Abandonado pelos aliados ocidentais na luta contra o Talibã, que tinha apoio do Paquistão e dos sauditas, Massoud foi assassinado em 9 de setembro de 2001, numa operação financiada por Osama bin Laden e realizada pelo Talibã. Integrantes do grupo, disfarçados de jornalistas, após muita insistência, conseguiram uma entrevista com Massoud, sob uma bandeira de trégua. Ambos tinham coletes de explosivos e cometeram suicídio, matando o líder da Aliança do Norte de forma sorrateira. Negociar ou partilhar poder não faz parte da mentalidade do Talibã.
Repetidas vezes, o grupo usa tréguas apenas para se recuperar, reestruturar e retomar a ofensiva. E esse é o problema em negociar com o Talibã, não se pode confiar que ele cumprirá seu lado da barganha. Não cumpriu na guerra civil, não cumpriu quando governo, não cumpriu depois da invasão pela Otan, não cumpriu sequer no mês passado. Se partilhar poder não faz parte do espírito do grupo, tampouco a visão do Talibã é de uma jihad global, erro frequente em muitas análises.
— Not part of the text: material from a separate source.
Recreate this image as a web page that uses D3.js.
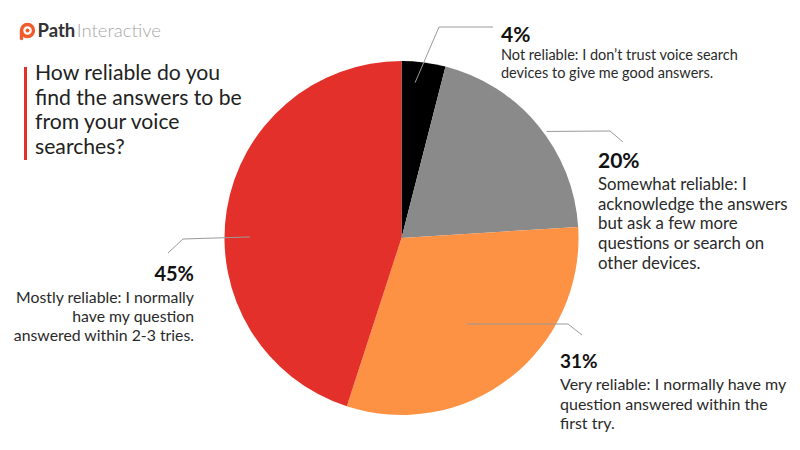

O que o Talibã deseja é o Emirado do Afeganistão, unindo o Islã e a cultura tradicional pachtuns. Não mais que isso, mas também não menos do que isso.
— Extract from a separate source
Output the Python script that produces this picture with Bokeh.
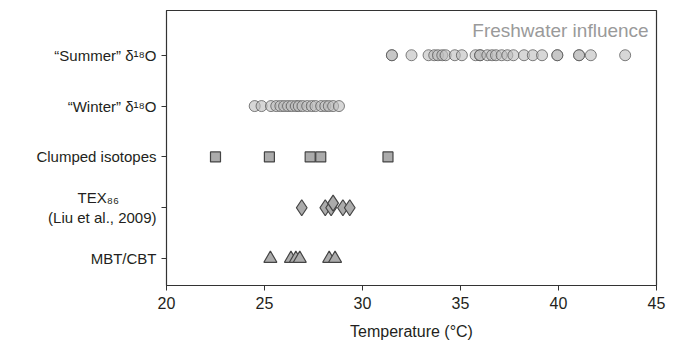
from bokeh.plotting import figure
from bokeh.models import FixedTicker, Label, Range1d
from bokeh.embed import file_html
from bokeh.resources import INLINE

# ---- data ----
categories = ["MBT/CBT", "TEX\u2088\u2086" + "\u00a0" * 9 + "\n(Liu et al., 2009)", "Clumped isotopes",
              "\u201cWinter\u201d \u03b4\u00b9\u2078O", "\u201cSummer\u201d \u03b4\u00b9\u2078O"]
cat_pos = [1, 2, 3, 4, 5]

summer_t = [31.5, 31.5, 32.5, 33.37, 33.66, 33.85, 34.07, 34.24, 34.71, 35.07, 35.77, 36.0,
            36.0, 36.37, 36.61, 36.81, 37.1, 37.39, 37.7, 38.24, 38.69, 39.16, 39.94, 39.94,
            41.05, 41.05, 41.65, 43.4]
winter_t = [24.5, 24.85, 25.33, 25.6, 25.81, 26.0, 26.2, 26.39, 26.6, 26.75, 26.94, 27.18,
            27.41, 27.6, 27.89, 28.1, 28.28, 28.5, 28.8]
clumped_t = [22.5, 25.25, 27.33, 27.87, 31.3]
tex_t = [26.9, 28.1, 28.4, 28.5, 29.0, 29.35]
tex_y = [2.0, 2.0, 2.0, 2.09, 2.0, 2.0]
mbt_t = [25.3, 26.35, 26.6, 26.8, 28.3, 28.6]

x_ticks = [20, 25, 30, 35, 40, 45]

text_color = "#231f20"
font = "Liberation Sans"

p = figure(width=700, height=347, output_backend="svg", toolbar_location=None,
           x_range=Range1d(20, 45), y_range=Range1d(0.47, 5.88),
           min_border_left=166, min_border_right=44, min_border_top=10, min_border_bottom=62)
p.grid.visible = False
p.outline_line_color = "#333333"
p.outline_line_width = 1.2
p.background_fill_color = "white"
p.border_fill_color = "white"

p.scatter(summer_t, [5] * len(summer_t), marker="circle", size=11,
          fill_color="#bdbdbd", fill_alpha=0.6, line_color="#555555", line_alpha=0.75, line_width=1)
p.scatter(winter_t, [4] * len(winter_t), marker="circle", size=11,
          fill_color="#bdbdbd", fill_alpha=0.6, line_color="#555555", line_alpha=0.75, line_width=1)
p.scatter(clumped_t, [3] * len(clumped_t), marker="square", size=10,
          fill_color="#ababab", line_color="#444444", line_width=1.2)
p.scatter(tex_t, tex_y, marker="diamond", size=16,
          fill_color="#ababab", line_color="#444444", line_width=1.2)
p.scatter(mbt_t, [1] * len(mbt_t), marker="triangle", size=13,
          fill_color="#ababab", line_color="#444444", line_width=1.2)

p.add_layout(Label(x=44.6, y=5.49, text="Freshwater influence", text_align="right",
                   text_baseline="middle", text_color="#9a9a9a", text_font_size="19px",
                   text_font=font))

p.xaxis.ticker = FixedTicker(ticks=x_ticks)
p.xaxis.axis_label = "Temperature (\u00b0C)"
p.yaxis.ticker = FixedTicker(ticks=cat_pos)
p.yaxis.major_label_overrides = {c: l for c, l in zip(cat_pos, categories)}

for ax in (p.xaxis[0], p.yaxis[0]):
    ax.axis_line_color = "#333333"
    ax.major_tick_line_color = "#333333"
    ax.major_tick_in = 0
    ax.major_tick_out = 5
    ax.minor_tick_line_color = None
    ax.major_label_text_color = text_color
    ax.major_label_text_font = font
    ax.axis_label_text_font = font
    ax.axis_label_text_font_style = "normal"
    ax.axis_label_text_color = text_color
p.xaxis.axis_label_text_font_size = "16px"
p.xaxis.major_label_text_font_size = "16px"
p.yaxis.major_label_text_font_size = "15px"
p.xaxis.major_label_standoff = 6
p.xaxis.axis_label_standoff = 11

open("out.html", "w").write(file_html(p, INLINE))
Isso quer dizer que não existe solução para o Afeganistão? Claro que existe, só que ela passa pelo desmantelamento do Talibã, não por seu reconhecimento, ou de suas políticas violentas. O primeiro passo para uma negociação precisava passar pela deposição das armas, e agora é tarde para isso. É possível, e até desejável, que essa coluna envelheça muito mal e se mostre totalmente errada. Infelizmente, nada nos últimos vinte e cinco anos indica isso e, em breve, agora sob olhar chinês, o Afeganistão provavelmente vai retornar ao ciclo de conflito que dura quatro décadas.